At Security Baron, we usually tell you to leave your valuables at home when you’re traveling. But what if you simply can’t?
What if you’re on your way to a gala in where you’ll want to wear that expensive diamond jewelry, or a trade show where you’ll want to show off those collector’s edition signed baseballs? You might need to carry a good bit of cash, especially if you’re going to a foreign country. You might be a dealer of rare coins. How do you get this stuff across the country — or across international lines? It might be as simple as safeguarding a Chanel bag you want to carry on your destination — but which costs upwards of several thousand dollars, enough that it’s not easily covered under TSA reimbursement guidelines.
It’s not easy. But there are ways to get your expensive stuff where you need to go while keeping your mind at ease.
Put It On Your Person
Pockets are great, but they’re not always enough — for size or safety reasons. Consider getting a money belt, which can be tucked under your clothes. It’s not just good for money — you can put all kinds of things in there, from cash and passports to jewelry to your signed baseball cards. If you can accept the fashion fallout, a fanny pack you keep strapped to you at all times may be a good idea as well.
Locked And Carried On
Unlike your checked luggage, TSA can’t break the locks on your carry-on luggage — as long as you open it when they ask you to. But in that case, it won’t be out of your hands and in the reach of some possibly sticky fingers. So stash valuables in a locked carry-on you open at security checkpoints, etc. when needed. Then, Travel Insurance Review recommends, lock your locked case to something when you get on your vehicle — like the overhead compartment of the plane or train. You can even, they say, lock small cases to the airline seat in front of you.
Make sure you get insurance that covers the total cost of the items you’re transporting. Make sure, meanwhile, that the insurance also costs the total cost of each item, says Compare Travel Insurance. Sure, $10,000 of insurance sounds great, but $10,000 of insurance is not awesome when it only plunks down $500 per item, and your Chanel purse is worth $2,500. So read the fine print, and find the insurance that works for you.

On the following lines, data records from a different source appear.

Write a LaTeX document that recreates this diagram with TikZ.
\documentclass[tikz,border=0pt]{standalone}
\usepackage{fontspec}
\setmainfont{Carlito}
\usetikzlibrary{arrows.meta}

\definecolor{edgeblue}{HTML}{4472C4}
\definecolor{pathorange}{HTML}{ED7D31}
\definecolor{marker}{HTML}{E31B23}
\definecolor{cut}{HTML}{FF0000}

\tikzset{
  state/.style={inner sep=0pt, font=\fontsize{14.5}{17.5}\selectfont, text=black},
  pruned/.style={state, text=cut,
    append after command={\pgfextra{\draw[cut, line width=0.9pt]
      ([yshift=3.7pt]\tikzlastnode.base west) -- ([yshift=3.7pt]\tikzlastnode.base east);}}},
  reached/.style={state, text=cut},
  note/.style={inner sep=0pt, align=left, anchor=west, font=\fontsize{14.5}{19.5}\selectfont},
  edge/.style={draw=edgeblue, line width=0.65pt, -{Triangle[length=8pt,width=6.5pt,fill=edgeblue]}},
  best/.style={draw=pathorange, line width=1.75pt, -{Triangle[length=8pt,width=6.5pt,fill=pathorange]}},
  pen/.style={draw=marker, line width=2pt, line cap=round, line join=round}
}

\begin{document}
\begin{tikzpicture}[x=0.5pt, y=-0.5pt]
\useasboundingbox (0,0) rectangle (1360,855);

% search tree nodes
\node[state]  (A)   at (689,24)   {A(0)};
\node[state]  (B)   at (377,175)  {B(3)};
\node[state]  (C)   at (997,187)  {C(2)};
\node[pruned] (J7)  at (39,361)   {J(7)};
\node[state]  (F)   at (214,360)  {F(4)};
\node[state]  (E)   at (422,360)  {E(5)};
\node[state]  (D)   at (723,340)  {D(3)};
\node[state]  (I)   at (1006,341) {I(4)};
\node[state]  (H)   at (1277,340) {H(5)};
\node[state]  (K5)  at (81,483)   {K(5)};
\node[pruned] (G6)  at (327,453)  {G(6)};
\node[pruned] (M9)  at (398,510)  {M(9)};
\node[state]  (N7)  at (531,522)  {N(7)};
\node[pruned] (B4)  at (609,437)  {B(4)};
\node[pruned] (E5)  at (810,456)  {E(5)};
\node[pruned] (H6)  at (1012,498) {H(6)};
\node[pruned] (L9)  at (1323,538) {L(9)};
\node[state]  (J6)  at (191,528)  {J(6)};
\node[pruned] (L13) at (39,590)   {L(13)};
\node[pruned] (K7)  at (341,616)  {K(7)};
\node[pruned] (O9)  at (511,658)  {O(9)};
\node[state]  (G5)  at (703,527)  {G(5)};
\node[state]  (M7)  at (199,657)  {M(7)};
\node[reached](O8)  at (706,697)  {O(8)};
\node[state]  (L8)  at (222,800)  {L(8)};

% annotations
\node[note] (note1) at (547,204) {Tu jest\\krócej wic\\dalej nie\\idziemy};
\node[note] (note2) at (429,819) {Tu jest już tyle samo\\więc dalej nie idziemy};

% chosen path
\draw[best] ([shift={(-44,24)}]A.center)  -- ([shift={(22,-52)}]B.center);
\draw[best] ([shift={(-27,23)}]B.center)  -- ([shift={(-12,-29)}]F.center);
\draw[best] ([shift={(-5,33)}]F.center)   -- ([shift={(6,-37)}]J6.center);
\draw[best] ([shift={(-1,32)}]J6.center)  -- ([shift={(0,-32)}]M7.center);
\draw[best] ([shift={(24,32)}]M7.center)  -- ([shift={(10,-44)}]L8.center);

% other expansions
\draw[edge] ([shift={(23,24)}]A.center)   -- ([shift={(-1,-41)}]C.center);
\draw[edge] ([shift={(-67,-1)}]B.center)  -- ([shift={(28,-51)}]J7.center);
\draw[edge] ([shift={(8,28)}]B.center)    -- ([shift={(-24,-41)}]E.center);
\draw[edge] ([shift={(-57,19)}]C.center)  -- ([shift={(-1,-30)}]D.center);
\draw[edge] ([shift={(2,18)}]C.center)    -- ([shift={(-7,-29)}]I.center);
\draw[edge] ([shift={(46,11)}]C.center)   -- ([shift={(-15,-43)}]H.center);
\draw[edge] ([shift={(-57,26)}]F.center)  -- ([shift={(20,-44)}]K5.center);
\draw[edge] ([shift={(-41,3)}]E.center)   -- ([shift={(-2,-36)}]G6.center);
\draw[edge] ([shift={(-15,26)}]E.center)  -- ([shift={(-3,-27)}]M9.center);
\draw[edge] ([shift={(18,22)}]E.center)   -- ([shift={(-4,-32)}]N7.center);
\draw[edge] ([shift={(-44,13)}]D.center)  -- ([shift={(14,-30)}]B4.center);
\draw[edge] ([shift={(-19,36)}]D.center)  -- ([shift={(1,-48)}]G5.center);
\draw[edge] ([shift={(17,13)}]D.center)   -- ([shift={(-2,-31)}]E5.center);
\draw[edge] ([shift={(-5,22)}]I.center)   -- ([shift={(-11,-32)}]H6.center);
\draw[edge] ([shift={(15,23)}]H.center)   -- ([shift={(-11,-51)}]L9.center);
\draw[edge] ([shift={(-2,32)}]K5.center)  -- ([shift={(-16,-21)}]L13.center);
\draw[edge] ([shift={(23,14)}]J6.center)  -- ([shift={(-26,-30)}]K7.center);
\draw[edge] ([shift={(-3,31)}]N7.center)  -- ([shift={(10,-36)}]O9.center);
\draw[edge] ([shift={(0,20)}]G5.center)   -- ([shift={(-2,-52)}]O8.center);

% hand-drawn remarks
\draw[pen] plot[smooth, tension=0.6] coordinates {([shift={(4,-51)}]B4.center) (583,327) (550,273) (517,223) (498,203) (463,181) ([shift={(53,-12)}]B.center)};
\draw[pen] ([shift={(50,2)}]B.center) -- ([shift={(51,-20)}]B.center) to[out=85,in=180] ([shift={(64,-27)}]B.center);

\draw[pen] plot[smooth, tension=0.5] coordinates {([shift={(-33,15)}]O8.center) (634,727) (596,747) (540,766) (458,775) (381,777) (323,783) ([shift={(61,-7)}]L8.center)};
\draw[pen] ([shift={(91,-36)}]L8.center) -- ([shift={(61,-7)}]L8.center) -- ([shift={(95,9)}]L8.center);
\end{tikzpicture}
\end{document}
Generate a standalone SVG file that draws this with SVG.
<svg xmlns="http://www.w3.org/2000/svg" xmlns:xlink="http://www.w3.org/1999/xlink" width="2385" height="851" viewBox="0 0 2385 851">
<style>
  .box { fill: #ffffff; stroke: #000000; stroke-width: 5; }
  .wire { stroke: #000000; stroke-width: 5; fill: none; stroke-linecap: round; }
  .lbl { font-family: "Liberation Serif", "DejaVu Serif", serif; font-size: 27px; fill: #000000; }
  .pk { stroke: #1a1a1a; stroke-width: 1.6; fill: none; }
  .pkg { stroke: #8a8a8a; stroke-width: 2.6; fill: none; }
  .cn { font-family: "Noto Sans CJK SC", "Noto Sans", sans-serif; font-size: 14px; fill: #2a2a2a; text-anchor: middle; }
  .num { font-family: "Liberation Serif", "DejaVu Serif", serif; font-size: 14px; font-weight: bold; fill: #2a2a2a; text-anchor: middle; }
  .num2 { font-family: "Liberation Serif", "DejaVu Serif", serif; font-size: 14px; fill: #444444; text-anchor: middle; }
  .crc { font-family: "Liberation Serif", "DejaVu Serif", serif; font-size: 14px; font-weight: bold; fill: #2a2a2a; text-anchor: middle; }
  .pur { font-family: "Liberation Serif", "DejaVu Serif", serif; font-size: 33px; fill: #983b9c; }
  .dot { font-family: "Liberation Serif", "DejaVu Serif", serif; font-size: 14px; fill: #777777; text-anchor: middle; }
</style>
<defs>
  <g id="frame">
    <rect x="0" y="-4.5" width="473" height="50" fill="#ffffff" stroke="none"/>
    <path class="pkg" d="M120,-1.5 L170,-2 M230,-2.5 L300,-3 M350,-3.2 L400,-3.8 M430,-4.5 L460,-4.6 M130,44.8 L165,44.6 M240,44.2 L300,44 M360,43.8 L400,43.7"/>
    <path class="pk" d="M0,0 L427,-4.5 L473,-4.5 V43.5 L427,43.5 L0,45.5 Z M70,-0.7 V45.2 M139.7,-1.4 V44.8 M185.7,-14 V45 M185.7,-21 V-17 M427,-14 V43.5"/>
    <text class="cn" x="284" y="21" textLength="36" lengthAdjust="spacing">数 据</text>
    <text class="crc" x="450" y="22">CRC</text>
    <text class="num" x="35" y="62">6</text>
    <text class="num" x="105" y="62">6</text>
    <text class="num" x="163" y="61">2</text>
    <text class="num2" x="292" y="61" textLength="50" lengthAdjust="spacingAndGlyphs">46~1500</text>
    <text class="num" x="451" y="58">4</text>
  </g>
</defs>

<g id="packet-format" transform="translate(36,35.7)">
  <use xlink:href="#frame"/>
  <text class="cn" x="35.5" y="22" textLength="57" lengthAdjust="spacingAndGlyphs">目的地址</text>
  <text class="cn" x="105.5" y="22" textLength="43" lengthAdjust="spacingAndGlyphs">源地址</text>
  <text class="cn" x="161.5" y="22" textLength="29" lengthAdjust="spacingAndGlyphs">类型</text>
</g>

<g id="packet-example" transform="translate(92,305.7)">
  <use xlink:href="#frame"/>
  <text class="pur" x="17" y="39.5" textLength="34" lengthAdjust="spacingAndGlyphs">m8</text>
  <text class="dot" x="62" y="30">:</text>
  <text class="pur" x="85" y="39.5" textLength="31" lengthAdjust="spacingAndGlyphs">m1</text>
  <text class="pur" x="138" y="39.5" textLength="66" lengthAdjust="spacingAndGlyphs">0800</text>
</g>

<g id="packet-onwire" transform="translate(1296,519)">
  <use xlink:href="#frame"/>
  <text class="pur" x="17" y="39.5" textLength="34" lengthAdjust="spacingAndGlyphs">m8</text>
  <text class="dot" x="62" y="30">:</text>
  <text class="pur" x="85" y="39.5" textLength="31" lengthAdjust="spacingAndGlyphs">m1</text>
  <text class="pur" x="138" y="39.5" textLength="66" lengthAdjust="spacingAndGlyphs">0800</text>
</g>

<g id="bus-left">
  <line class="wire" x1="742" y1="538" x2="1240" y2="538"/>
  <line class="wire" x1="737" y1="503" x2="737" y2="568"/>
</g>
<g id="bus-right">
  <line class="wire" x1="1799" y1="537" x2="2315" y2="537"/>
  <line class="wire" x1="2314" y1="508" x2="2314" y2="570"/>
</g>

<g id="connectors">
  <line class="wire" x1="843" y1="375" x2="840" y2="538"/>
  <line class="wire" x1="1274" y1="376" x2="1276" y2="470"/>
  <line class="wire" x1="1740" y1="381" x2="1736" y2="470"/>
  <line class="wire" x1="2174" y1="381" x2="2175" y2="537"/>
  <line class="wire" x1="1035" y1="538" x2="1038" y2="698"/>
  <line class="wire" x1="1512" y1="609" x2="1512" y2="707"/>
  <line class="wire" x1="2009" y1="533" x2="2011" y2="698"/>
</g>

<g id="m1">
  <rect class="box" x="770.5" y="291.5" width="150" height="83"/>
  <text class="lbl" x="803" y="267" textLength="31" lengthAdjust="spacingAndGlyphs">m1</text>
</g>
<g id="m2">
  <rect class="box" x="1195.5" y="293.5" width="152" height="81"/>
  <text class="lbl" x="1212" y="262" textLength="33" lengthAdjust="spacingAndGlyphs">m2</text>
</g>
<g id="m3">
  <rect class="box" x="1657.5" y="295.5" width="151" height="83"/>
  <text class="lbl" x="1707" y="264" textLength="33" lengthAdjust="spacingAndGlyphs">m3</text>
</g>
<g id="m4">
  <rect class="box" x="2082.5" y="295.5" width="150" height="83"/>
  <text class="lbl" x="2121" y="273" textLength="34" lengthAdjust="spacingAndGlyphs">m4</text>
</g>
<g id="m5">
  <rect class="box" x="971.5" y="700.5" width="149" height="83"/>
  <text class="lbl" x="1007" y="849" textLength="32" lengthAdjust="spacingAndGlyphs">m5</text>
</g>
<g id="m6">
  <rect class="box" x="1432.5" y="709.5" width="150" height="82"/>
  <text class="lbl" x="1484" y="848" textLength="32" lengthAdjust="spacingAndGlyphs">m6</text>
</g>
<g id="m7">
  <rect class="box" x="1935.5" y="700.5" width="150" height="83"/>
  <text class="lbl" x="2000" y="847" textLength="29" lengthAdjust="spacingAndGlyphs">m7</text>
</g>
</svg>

Travel Insurance Review notes that many mailing companies have stellar programs for mailing valuables, which include full insurance and require a signature upon delivery. You can even guarantee an arrival date in most cases.
At The Hotel
You’ve made it there. So now what? The hotel safe? Well, it’s better than keeping thousands of collars of jewelry in your room. However, no hotel safe is 100 percent safe. As Corporate Travel Safety says, “All hotels have a backdoor or “special way” so the staff can get into the safe in case a guest forgets the code, or loses the key to the safe. Some safes may use a master key, while others may have a special override code to open the door. If there is a theft, it’s almost impossible to prove, and with no proof, travel insurance won’t pony up. So consider…
Office Safe Availability
Some hotels have an office safe or safety deposit box that you can use. They are liable for the loss of the contents you put into it, which gives you an extra layer of protection. Make sure, as TripAdvisor says, that you get a receipt for your items from the front desk.
Use Your Luggage
Don’t want to go the “safe” route? Lock it up in your luggage. Chain the luggage to a piece of furniture in your hotel room (which you should never assume is secure, by the way) — there are all kinds of aftermarket products. But at this point, you’re just advertising that you’ve got some serious valuables in there. If you’re extremely concerned, you may be better off just Ubering it to a local bank and renting a safety deposit box. Or you can check out companies like Loomis with secure storage facilities.
Traveling with valuables can be a real pain. But it can be done, and can be done while coming home with your stuff intact. It’ll cost you — for locks, for money belts, for insurance — but those costs are small potatoes compared to the literal, or sentimental, cost of your stuff.